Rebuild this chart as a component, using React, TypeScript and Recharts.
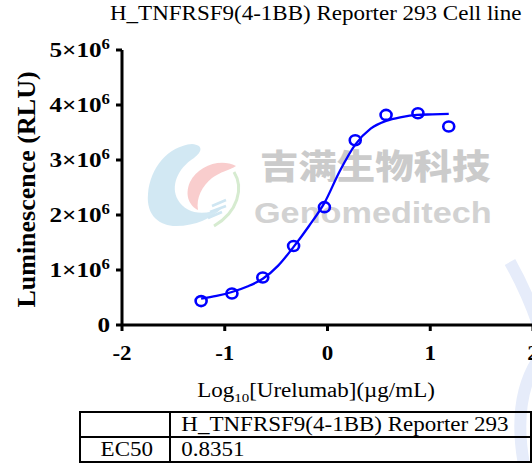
import React from "react";
import {
  ComposedChart,
  Line,
  Scatter,
  XAxis,
  YAxis,
} from "recharts";

// measured points, log10 concentration vs RLU
const logConc = [-1.23, -0.93, -0.63, -0.33, -0.03, 0.27, 0.57, 0.88, 1.18];
const luminescence = [
  435000, 574000, 864000, 1437000, 2143000, 3360000, 3820000, 3850000, 3610000,
];

// fitted curve
const curveX = [
  -1.23, -1.08, -0.93, -0.78, -0.63, -0.48, -0.33, -0.18, -0.03, 0.12, 0.27,
  0.42, 0.57, 0.72, 0.87, 1.02, 1.18,
];
const curveY = [
  480000, 530000, 600000, 700000, 840000, 1080000, 1420000, 1800000, 2220000,
  2800000, 3280000, 3570000, 3710000, 3780000, 3820000, 3830000, 3840000,
];

const xTicks = [-2, -1, 0, 1, 2];
const yTicks = [0, 1000000, 2000000, 3000000, 4000000, 5000000];

const title = "H_TNFRSF9(4-1BB) Reporter 293 Cell line";
const seriesName = "H_TNFRSF9(4-1BB) Reporter 293";
const ec50 = "0.8351";

const points = logConc.map((x, i) => ({ x, y: luminescence[i] }));
const curve = curveX.map((x, i) => ({ x, y: curveY[i] }));

const SERIF = '"Liberation Serif", "Times New Roman", serif';
const BLUE = "#0000ff";
// the source picture is a little wider than it is tall
const SX = 1.15;

const stretch = (x: number, s = SX) =>
  `translate(${x} 0) scale(${s} 1) translate(${-x} 0)`;

const YTick = (props: any) => {
  const { x, y, payload } = props;
  const v = payload.value / 1000000;
  return (
    <text
      x={x}
      y={y}
      dy={7}
      textAnchor="end"
      transform={stretch(x, 1.2)}
      fontFamily={SERIF}
      fontWeight="bold"
      fontSize={21}
      fill="#000"
    >
      {v === 0 ? (
        "0"
      ) : (
        <>
          {v}×10
          <tspan dy={-8} fontSize={14}>
            6
          </tspan>
        </>
      )}
    </text>
  );
};

const XTick = (props: any) => {
  const { x, y, payload } = props;
  return (
    <text
      x={x}
      y={y}
      dy="0.71em"
      textAnchor="middle"
      transform={stretch(x)}
      fontFamily={SERIF}
      fontWeight="bold"
      fontSize={20}
      fill="#000"
    >
      {payload.value}
    </text>
  );
};

const HollowDot = (props: any) => {
  const { cx, cy } = props;
  return (
    <ellipse
      cx={cx}
      cy={cy}
      rx={5.5}
      ry={5}
      fill="none"
      stroke={BLUE}
      strokeWidth={2.6}
    />
  );
};

const Watermark = () => (
  <div style={{ position: "absolute", left: 0, top: 0, width: 532, height: 463 }}>
    <svg width={532} height={463} style={{ position: "absolute", left: 0, top: 0 }}>
      <path
        d="M192 144 C168 146 150 168 148 194 C146 216 160 226 176 226 C196 226 212 218 222 208 C204 216 186 214 178 200 C170 186 178 168 194 158 C202 152 204 145 192 144 Z"
        fill="#cde6f2"
        opacity={0.9}
      />
      <path
        d="M236 166 C220 158 198 166 190 182 C184 196 190 206 198 210 C196 198 202 186 212 178 C220 172 230 170 236 166 Z"
        fill="#f8c8c8"
        opacity={0.9}
      />
      <path
        d="M234 172 C244 188 238 212 214 226"
        fill="none"
        stroke="#d6ebd0"
        strokeWidth={3}
      />
      <path
        d="M212 206 L226 200 M210 212 L226 206 M208 218 L222 212"
        fill="none"
        stroke="#cfe6f2"
        strokeWidth={2.5}
      />
      <path
        d="M510 262 C520 280 530 300 540 330"
        fill="none"
        stroke="#e6ecfa"
        strokeWidth={12}
      />
      <path
        d="M545 350 C520 380 515 420 525 470"
        fill="none"
        stroke="#e6ecfa"
        strokeWidth={12}
      />
    </svg>
    <div
      style={{
        position: "absolute",
        left: 260,
        top: 140,
        fontFamily: '"Noto Sans CJK SC", sans-serif',
        fontWeight: 900,
        fontSize: 34,
        color: "#cbcbcb",
        whiteSpace: "nowrap",
        transform: "scaleX(1.13)",
        transformOrigin: "left top",
      }}
    >
      吉满生物科技
    </div>
    <div
      style={{
        position: "absolute",
        left: 254,
        top: 197,
        fontFamily: '"Liberation Sans", Arial, sans-serif',
        fontWeight: "bold",
        fontSize: 29,
        color: "#d2d2d2",
        whiteSpace: "nowrap",
        transform: "scaleX(1.18)",
        transformOrigin: "left top",
      }}
    >
      Genomeditech
    </div>
  </div>
);

const cell = {
  border: "2.5px solid #000",
  padding: 0,
  height: 23,
  lineHeight: "23px",
  whiteSpace: "nowrap" as const,
};

const App = () => {
  return (
    <div
      style={{
        position: "absolute",
        left: 0,
        top: 0,
        width: 532,
        height: 463,
        overflow: "hidden",
        background: "#fff",
        fontFamily: SERIF,
      }}
    >
      <Watermark />
      <div
        style={{
          position: "absolute",
          left: 110,
          top: 2,
          fontSize: 20,
          lineHeight: "23px",
          whiteSpace: "nowrap",
          color: "#000",
          transform: `scaleX(${SX})`,
          transformOrigin: "left top",
        }}
      >
        {title}
      </div>
      <div style={{ position: "absolute", left: 0, top: 0 }}>
        <ComposedChart
          width={560}
          height={400}
          margin={{ top: 50, right: 27, left: 52, bottom: 45 }}
        >
          <XAxis
            type="number"
            dataKey="x"
            domain={[-2, 2]}
            ticks={xTicks}
            allowDataOverflow
            axisLine={{ stroke: "#000", strokeWidth: 3 }}
            tickLine={{ stroke: "#000", strokeWidth: 3 }}
            tickSize={6}
            tickMargin={15}
            tick={<XTick />}
            height={30}
          />
          <YAxis
            type="number"
            dataKey="y"
            domain={[0, 5000000]}
            ticks={yTicks}
            allowDataOverflow
            axisLine={{ stroke: "#000", strokeWidth: 3 }}
            tickLine={{ stroke: "#000", strokeWidth: 3 }}
            tickSize={6}
            tickMargin={6}
            tick={<YTick />}
            width={70}
            label={(p: any) => {
              const vb = p.viewBox;
              const cy = vb.y + vb.height / 2 + 2;
              return (
                <text
                  x={26}
                  y={cy}
                  transform={`rotate(-90, 26, ${cy})`}
                  textAnchor="middle"
                  dominantBaseline="central"
                  fontFamily={SERIF}
                  fontWeight="bold"
                  fontSize={26}
                  fill="#000"
                >
                  Luminescence (RLU)
                </text>
              );
            }}
          />
          <Line
            data={curve}
            dataKey="y"
            type="monotone"
            stroke={BLUE}
            strokeWidth={2.3}
            dot={false}
            activeDot={false}
            isAnimationActive={false}
          />
          <Scatter
            data={points}
            dataKey="y"
            shape={<HollowDot />}
            isAnimationActive={false}
          />
        </ComposedChart>
      </div>
      <div
        style={{
          position: "absolute",
          left: 316,
          top: 379,
          fontSize: 20,
          lineHeight: "23px",
          whiteSpace: "nowrap",
          color: "#000",
          transform: `translateX(-50%) scaleX(${SX})`,
          transformOrigin: "center top",
        }}
      >
        Log<sub style={{ fontSize: 13, lineHeight: 0 }}>10</sub>[Urelumab](µg/mL)
      </div>
      <table
        style={{
          position: "absolute",
          left: 79,
          top: 411,
          borderCollapse: "collapse",
          fontSize: 20,
          color: "#000",
        }}
      >
        <tbody>
          <tr>
            <td style={{ ...cell, width: 106 }} />
            <td style={{ ...cell, width: 400 }}>
              <div
                style={{
                  paddingLeft: 9,
                  transform: `scaleX(${SX})`,
                  transformOrigin: "left center",
                }}
              >
                {seriesName}
              </div>
            </td>
          </tr>
          <tr>
            <td style={cell}>
              <div
                style={{
                  textAlign: "right",
                  paddingRight: 14,
                  transform: `scaleX(${SX})`,
                  transformOrigin: "right center",
                }}
              >
                EC50
              </div>
            </td>
            <td style={cell}>
              <div
                style={{
                  paddingLeft: 9,
                  transform: `scaleX(${SX})`,
                  transformOrigin: "left center",
                }}
              >
                {ec50}
              </div>
            </td>
          </tr>
        </tbody>
      </table>
    </div>
  );
};

export default App;
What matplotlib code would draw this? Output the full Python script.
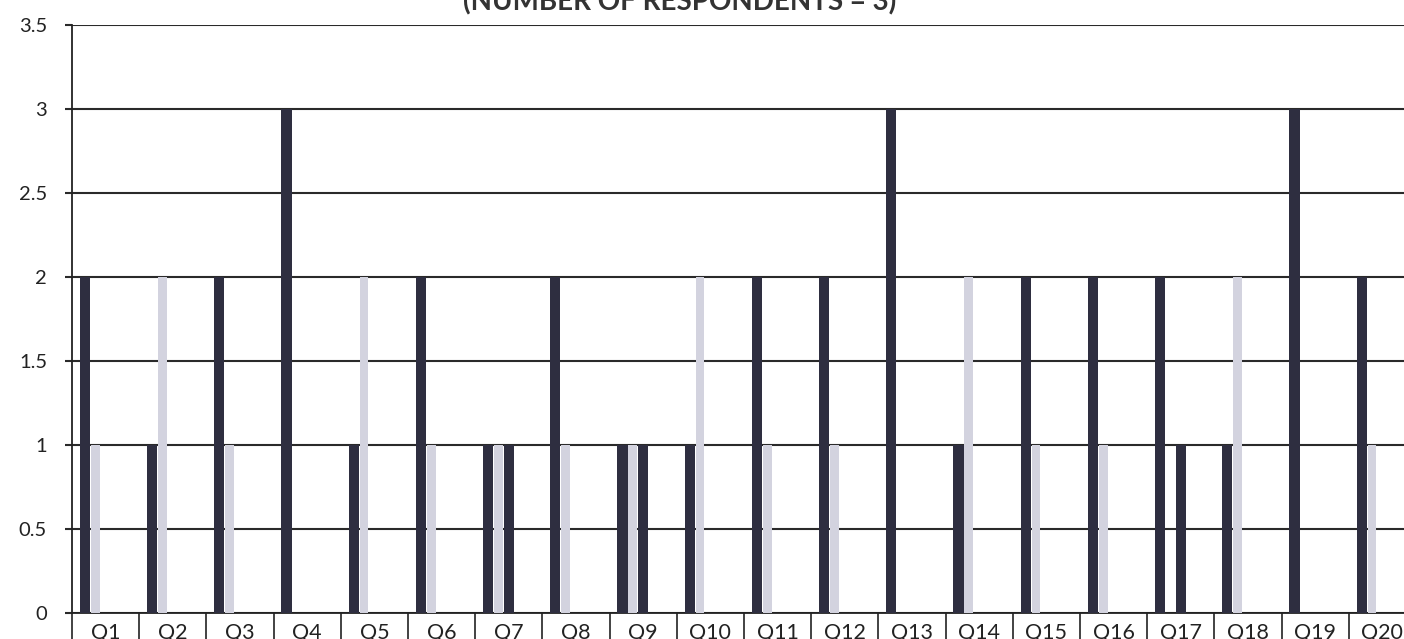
import matplotlib.pyplot as plt
import numpy as np

questions = ["Q%d" % i for i in range(1, 21)]
series_1 = [2, 1, 2, 3, 1, 2, 1, 2, 1, 1, 2, 2, 3, 1, 2, 2, 2, 1, 3, 2]
series_2 = [1, 2, 1, 0, 2, 1, 1, 1, 1, 2, 1, 1, 0, 2, 1, 1, 0, 2, 0, 1]
series_3 = [0, 0, 0, 0, 0, 0, 1, 0, 1, 0, 0, 0, 0, 0, 0, 0, 1, 0, 0, 0]
y_ticks = [0, 0.5, 1, 1.5, 2, 2.5, 3, 3.5]
title = "(NUMBER OF RESPONDENTS = 3)"

dark = "#2e2e40"
light = "#d3d3df"

plt.rcParams['font.family'] = ['Lato', 'DejaVu Sans']

fig = plt.figure(figsize=(14.04, 6.39), dpi=100)
# plot area runs past the right edge, like the cropped scan
ax = fig.add_axes([72 / 1404, 26 / 639, 1344 / 1404, 588 / 639])

x = np.arange(len(questions))
w = 1 / 6.5  # five slots per group plus Excel-style gap
def slot(k):
    return x - 0.5 + 0.75 * w + (k + 0.5) * w

ax.bar(slot(0), series_1, w, color=dark, zorder=3)
ax.bar(slot(1), series_2, w * 0.85, color=light, zorder=3)
ax.bar(slot(2), series_3, w, color=dark, zorder=3)

ax.set_xlim(-0.5, len(questions) - 0.5)
ax.set_ylim(0, 3.5)
ax.set_yticks(y_ticks)
ax.set_yticklabels(["0", "0.5", "1", "1.5", "2", "2.5", "3", "3.5"], fontsize=14.5, color="#222222")
ax.yaxis.grid(True, color="#2a2a2a", linewidth=1.5, zorder=0)
ax.set_axisbelow(True)
ax.tick_params(axis="y", length=5, width=1.5, color="#2a2a2a", pad=13)

# category cells: boundary ticks downward, labels centred
ax.set_xticks(np.arange(-0.5, len(questions)), minor=False)
ax.set_xticklabels([])
ax.set_xticks(x, minor=True)
ax.set_xticklabels(questions, minor=True, fontsize=15.5, color="#222222")
ax.tick_params(axis="x", which="major", length=22, width=1.2, color="#222222")
ax.tick_params(axis="x", which="minor", length=0, pad=7)

for s in ["top", "right"]:
    ax.spines[s].set_visible(False)
ax.spines["left"].set_color("#222222")
ax.spines["left"].set_linewidth(1.3)
ax.spines["bottom"].set_color("#222222")
ax.spines["bottom"].set_linewidth(1.3)

# title sits mostly above the crop, as in the scan
fig.text(680 / 1404, 1 - 10 / 639, title, ha="center", va="baseline",
         fontsize=20, fontweight="bold", color="#333333")

fig.savefig("out.png", dpi=100)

#####

◆ **Task directions**:
Pull out every line holding "this" from the records above, and copy it.

◆ **The response**:
Rebuild this chart as a component, using React, TypeScript and Recharts.
What matplotlib code would draw this? Output the full Python script.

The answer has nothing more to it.